-- Excerpted records start --
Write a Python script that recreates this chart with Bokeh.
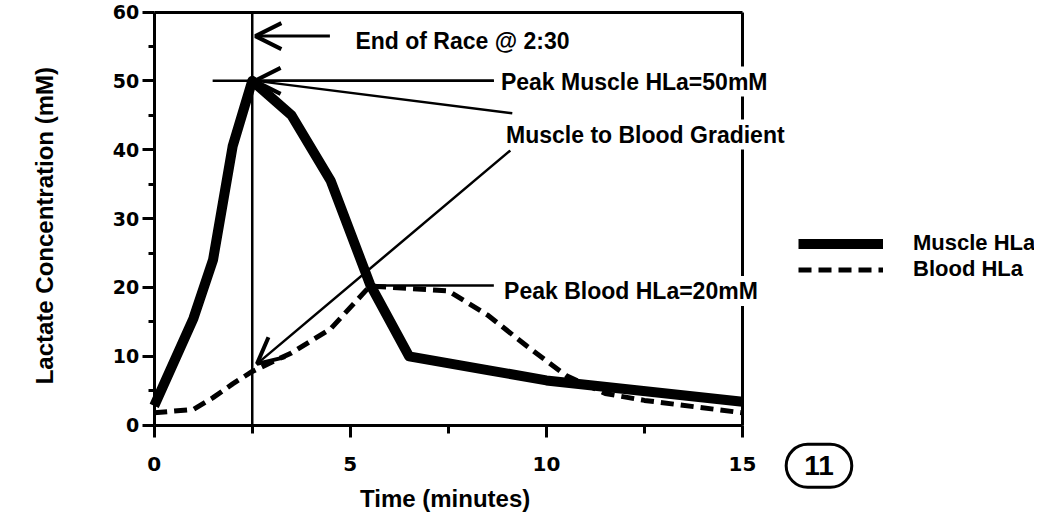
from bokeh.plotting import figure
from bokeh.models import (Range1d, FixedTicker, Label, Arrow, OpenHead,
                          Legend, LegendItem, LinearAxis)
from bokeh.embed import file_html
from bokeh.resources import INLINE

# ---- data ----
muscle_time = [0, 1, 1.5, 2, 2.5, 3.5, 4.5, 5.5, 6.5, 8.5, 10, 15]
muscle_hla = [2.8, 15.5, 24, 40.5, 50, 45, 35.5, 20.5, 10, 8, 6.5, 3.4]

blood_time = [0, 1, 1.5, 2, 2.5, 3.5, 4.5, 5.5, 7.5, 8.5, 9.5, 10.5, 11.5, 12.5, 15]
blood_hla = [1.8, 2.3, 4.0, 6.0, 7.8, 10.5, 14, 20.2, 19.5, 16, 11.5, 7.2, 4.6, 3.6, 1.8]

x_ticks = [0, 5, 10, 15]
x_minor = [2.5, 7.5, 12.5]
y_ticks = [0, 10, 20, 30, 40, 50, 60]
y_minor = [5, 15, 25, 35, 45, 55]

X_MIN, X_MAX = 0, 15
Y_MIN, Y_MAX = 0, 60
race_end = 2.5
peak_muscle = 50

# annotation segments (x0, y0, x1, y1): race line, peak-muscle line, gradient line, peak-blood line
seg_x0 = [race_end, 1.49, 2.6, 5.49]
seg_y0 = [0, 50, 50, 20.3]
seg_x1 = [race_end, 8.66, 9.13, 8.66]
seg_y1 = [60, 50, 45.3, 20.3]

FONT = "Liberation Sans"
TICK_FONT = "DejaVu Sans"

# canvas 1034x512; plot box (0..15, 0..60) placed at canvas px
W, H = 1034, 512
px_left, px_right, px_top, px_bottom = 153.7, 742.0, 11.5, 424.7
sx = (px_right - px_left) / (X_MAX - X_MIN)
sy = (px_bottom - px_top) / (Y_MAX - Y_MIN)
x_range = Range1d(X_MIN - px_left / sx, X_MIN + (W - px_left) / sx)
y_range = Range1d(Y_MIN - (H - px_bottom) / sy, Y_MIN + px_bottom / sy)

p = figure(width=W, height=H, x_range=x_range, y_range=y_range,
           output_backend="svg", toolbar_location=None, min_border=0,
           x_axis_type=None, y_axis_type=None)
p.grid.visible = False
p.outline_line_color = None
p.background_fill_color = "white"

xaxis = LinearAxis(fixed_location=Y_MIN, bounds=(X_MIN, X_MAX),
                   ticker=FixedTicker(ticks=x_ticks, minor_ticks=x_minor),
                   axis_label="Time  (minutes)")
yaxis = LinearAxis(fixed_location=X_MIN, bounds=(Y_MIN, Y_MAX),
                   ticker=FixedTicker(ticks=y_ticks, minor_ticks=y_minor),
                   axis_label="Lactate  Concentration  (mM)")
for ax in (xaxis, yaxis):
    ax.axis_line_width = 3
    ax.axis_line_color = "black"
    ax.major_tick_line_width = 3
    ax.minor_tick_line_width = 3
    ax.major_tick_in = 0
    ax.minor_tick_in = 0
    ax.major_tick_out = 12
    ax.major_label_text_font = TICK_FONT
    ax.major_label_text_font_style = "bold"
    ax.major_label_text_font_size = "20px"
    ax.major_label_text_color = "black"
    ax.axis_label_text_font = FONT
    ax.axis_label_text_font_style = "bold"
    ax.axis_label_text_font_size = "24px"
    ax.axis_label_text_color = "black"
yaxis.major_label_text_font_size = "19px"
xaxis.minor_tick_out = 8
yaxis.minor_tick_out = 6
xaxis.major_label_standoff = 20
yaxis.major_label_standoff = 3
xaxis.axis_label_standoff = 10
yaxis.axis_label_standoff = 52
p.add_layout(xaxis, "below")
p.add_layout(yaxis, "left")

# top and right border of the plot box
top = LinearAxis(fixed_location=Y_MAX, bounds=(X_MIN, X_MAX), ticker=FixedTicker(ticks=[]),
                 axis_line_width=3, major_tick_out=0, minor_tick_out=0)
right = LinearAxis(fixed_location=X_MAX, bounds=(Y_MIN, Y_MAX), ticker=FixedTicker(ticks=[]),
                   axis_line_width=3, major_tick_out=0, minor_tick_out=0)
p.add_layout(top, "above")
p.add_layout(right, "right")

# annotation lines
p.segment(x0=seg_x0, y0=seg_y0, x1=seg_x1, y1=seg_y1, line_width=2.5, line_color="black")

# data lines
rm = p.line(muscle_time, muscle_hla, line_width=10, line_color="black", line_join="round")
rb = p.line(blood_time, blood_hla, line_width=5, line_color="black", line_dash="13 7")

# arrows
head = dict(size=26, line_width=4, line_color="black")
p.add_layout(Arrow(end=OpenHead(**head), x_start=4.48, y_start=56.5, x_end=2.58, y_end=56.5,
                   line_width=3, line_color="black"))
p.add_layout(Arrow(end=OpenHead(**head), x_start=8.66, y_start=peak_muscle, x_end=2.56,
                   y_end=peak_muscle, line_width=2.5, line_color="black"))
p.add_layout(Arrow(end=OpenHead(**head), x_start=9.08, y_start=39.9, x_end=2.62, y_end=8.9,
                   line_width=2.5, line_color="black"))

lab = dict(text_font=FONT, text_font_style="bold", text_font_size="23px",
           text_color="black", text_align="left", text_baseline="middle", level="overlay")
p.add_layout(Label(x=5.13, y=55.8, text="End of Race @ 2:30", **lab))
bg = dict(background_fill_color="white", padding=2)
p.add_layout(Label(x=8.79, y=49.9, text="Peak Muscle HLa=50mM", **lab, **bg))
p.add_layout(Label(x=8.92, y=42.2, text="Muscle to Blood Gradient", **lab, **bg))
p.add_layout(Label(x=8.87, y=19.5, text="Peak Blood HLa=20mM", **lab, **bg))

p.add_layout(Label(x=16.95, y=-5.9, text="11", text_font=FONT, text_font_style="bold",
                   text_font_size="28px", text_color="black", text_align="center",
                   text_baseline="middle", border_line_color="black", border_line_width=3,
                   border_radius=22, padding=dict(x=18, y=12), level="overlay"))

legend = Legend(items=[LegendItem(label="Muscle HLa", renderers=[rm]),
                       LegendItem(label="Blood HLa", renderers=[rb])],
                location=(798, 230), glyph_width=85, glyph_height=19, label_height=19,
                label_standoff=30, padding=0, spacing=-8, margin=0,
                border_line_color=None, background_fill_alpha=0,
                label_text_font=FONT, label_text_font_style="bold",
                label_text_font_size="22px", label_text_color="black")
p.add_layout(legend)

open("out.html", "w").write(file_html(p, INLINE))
-- Excerpted records end --
-- Excerpted records start --
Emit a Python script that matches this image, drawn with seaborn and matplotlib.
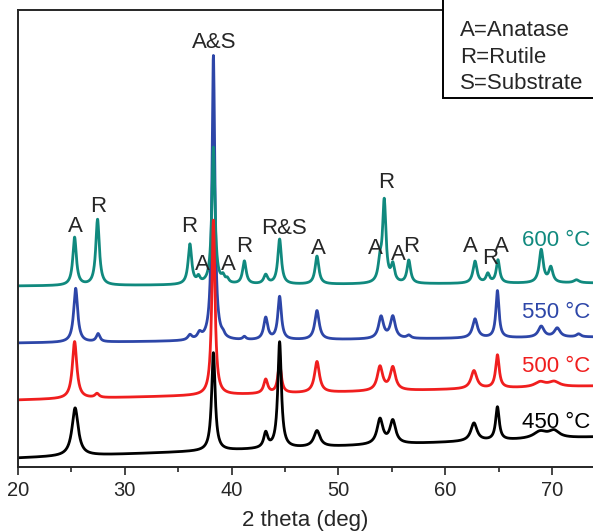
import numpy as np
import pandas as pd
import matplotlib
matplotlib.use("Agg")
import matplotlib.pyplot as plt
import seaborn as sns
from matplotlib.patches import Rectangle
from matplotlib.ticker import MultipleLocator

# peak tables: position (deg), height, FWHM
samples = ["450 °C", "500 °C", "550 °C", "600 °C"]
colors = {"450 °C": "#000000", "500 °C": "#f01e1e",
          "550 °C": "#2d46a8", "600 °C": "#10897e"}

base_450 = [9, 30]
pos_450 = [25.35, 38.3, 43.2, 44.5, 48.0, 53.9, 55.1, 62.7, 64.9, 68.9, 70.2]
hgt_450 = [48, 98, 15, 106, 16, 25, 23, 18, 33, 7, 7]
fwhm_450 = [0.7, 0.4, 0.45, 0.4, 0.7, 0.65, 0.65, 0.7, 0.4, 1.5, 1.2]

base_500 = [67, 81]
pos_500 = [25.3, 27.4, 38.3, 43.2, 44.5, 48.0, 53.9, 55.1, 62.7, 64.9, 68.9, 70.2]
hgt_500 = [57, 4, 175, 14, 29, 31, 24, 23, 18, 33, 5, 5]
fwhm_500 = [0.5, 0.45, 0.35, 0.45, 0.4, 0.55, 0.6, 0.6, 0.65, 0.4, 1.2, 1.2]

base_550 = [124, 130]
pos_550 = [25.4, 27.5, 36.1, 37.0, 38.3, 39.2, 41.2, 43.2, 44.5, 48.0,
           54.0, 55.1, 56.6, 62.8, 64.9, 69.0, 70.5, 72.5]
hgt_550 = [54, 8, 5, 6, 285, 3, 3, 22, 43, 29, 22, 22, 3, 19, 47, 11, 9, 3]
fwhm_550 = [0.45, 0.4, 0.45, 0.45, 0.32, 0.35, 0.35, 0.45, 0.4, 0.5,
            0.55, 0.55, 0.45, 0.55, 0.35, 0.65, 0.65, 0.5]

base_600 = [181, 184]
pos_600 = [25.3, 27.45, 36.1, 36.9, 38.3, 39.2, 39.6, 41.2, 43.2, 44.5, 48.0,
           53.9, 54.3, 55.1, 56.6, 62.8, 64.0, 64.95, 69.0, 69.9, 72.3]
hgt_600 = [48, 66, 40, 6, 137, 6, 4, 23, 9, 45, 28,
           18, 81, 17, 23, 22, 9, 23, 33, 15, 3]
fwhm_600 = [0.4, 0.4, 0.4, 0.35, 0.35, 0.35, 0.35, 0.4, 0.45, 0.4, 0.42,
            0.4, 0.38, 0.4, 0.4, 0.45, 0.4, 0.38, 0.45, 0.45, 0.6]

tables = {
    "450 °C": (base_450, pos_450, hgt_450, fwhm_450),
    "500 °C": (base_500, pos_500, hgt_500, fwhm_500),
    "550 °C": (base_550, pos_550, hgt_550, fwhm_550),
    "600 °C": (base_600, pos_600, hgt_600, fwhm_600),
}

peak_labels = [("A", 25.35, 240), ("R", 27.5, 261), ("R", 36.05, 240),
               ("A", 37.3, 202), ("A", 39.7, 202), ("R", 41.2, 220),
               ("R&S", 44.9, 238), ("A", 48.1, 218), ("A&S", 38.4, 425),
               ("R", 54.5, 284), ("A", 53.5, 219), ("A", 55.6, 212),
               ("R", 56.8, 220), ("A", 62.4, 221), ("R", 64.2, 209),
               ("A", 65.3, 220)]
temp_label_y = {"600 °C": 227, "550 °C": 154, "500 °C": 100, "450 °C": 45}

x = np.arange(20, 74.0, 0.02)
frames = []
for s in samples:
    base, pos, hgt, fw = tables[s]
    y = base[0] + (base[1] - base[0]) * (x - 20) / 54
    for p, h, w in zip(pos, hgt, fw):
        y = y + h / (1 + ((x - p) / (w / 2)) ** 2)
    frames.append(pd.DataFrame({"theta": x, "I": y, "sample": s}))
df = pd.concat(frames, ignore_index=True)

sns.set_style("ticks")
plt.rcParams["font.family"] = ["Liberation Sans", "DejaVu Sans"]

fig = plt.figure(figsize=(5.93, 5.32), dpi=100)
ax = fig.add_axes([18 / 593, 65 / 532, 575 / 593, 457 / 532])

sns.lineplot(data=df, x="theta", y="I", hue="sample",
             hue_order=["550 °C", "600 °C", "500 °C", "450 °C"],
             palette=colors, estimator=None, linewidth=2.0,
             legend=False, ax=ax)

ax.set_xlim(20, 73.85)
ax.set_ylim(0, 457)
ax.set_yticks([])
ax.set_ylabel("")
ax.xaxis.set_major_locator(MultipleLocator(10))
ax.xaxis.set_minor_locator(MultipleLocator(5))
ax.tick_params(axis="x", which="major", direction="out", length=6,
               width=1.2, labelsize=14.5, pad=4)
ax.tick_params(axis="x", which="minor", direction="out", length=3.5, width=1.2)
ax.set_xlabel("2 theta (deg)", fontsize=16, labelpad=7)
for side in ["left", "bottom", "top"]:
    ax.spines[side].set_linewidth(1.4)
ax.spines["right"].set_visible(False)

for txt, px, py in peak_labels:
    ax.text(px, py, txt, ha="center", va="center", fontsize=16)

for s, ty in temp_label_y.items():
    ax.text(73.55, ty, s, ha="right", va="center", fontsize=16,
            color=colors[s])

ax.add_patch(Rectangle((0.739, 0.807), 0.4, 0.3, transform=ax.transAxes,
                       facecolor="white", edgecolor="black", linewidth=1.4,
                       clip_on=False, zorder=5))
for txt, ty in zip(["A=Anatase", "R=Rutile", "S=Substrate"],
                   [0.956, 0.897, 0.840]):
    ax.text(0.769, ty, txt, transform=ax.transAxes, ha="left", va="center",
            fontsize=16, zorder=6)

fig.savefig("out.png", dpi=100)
-- Excerpted records end --
-- Excerpted records start --
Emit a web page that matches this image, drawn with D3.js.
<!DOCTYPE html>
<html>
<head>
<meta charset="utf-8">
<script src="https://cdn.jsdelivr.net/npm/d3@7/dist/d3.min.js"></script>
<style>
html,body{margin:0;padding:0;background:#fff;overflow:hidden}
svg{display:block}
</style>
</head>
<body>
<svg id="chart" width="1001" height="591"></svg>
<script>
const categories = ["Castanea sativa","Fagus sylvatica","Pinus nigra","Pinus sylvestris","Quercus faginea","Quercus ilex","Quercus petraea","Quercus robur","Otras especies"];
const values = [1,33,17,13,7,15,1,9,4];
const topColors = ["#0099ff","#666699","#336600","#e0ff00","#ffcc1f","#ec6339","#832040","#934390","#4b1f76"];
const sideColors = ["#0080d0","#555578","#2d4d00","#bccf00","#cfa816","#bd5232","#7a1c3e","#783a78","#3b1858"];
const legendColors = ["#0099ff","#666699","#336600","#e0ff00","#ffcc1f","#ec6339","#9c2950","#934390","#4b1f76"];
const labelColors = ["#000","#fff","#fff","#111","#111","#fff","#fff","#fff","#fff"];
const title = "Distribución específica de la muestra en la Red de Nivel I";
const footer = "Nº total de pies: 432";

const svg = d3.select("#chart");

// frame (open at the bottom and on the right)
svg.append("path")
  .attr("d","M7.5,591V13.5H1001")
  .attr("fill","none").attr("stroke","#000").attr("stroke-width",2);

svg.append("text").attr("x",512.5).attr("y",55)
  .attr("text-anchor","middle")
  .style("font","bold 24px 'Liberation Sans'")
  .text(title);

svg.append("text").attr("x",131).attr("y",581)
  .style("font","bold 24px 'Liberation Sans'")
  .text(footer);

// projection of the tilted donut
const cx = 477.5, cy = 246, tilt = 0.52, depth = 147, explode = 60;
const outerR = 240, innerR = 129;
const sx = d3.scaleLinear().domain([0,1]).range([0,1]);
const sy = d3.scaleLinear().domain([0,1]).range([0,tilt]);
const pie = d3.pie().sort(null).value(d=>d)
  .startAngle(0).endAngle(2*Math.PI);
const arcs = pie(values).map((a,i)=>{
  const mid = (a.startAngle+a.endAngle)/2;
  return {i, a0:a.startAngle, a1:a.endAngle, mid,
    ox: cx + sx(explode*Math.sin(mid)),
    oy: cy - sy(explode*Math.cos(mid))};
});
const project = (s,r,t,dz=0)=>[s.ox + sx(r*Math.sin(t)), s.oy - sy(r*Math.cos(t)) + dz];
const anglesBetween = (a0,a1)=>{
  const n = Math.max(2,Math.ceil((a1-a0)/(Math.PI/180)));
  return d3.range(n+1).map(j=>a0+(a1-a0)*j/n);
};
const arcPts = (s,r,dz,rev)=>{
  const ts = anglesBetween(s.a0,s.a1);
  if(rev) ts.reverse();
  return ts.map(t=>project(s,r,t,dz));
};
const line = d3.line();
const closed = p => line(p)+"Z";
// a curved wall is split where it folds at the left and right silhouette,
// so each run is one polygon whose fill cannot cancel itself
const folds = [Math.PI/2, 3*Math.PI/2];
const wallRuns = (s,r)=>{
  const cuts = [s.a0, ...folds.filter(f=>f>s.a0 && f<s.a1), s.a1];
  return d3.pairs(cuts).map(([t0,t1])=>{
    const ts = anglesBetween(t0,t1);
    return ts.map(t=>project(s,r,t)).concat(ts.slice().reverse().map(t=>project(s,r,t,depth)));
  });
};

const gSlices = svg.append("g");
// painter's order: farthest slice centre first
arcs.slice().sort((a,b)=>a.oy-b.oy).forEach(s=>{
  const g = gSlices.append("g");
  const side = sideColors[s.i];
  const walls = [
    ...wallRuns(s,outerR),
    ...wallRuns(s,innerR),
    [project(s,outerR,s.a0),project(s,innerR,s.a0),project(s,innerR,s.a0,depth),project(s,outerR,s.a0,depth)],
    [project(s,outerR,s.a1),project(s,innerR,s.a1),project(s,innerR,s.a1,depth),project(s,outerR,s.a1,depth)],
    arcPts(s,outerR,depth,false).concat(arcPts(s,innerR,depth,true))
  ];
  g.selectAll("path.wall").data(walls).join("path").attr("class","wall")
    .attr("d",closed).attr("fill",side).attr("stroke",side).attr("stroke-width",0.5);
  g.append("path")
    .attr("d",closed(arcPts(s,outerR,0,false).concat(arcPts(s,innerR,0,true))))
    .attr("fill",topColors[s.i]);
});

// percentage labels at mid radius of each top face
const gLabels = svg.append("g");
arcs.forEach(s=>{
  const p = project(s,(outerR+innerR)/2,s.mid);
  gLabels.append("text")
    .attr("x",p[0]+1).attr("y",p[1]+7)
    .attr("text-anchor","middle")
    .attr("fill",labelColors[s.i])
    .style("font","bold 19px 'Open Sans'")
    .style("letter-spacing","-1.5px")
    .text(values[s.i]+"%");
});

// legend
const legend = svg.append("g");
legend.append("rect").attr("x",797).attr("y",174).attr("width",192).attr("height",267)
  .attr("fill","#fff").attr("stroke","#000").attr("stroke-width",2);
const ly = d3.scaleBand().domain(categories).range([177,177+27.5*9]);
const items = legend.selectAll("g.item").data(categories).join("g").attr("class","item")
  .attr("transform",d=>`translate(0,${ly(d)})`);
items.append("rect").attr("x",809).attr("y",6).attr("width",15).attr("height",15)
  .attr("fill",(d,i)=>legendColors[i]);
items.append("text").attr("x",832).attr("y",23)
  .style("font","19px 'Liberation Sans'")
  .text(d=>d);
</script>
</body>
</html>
-- Excerpted records end --
## Brief
Print exactly what appears from the line holding "Emit a Python" down to the line holding "from matplotlib.ticker import MultipleLocator", both ends kept, leaving out the pictures.

## Correct result
Emit a Python script that matches this image, drawn with seaborn and matplotlib.
import numpy as np
import pandas as pd
import matplotlib
matplotlib.use("Agg")
import matplotlib.pyplot as plt
import seaborn as sns
from matplotlib.patches import Rectangle
from matplotlib.ticker import MultipleLocator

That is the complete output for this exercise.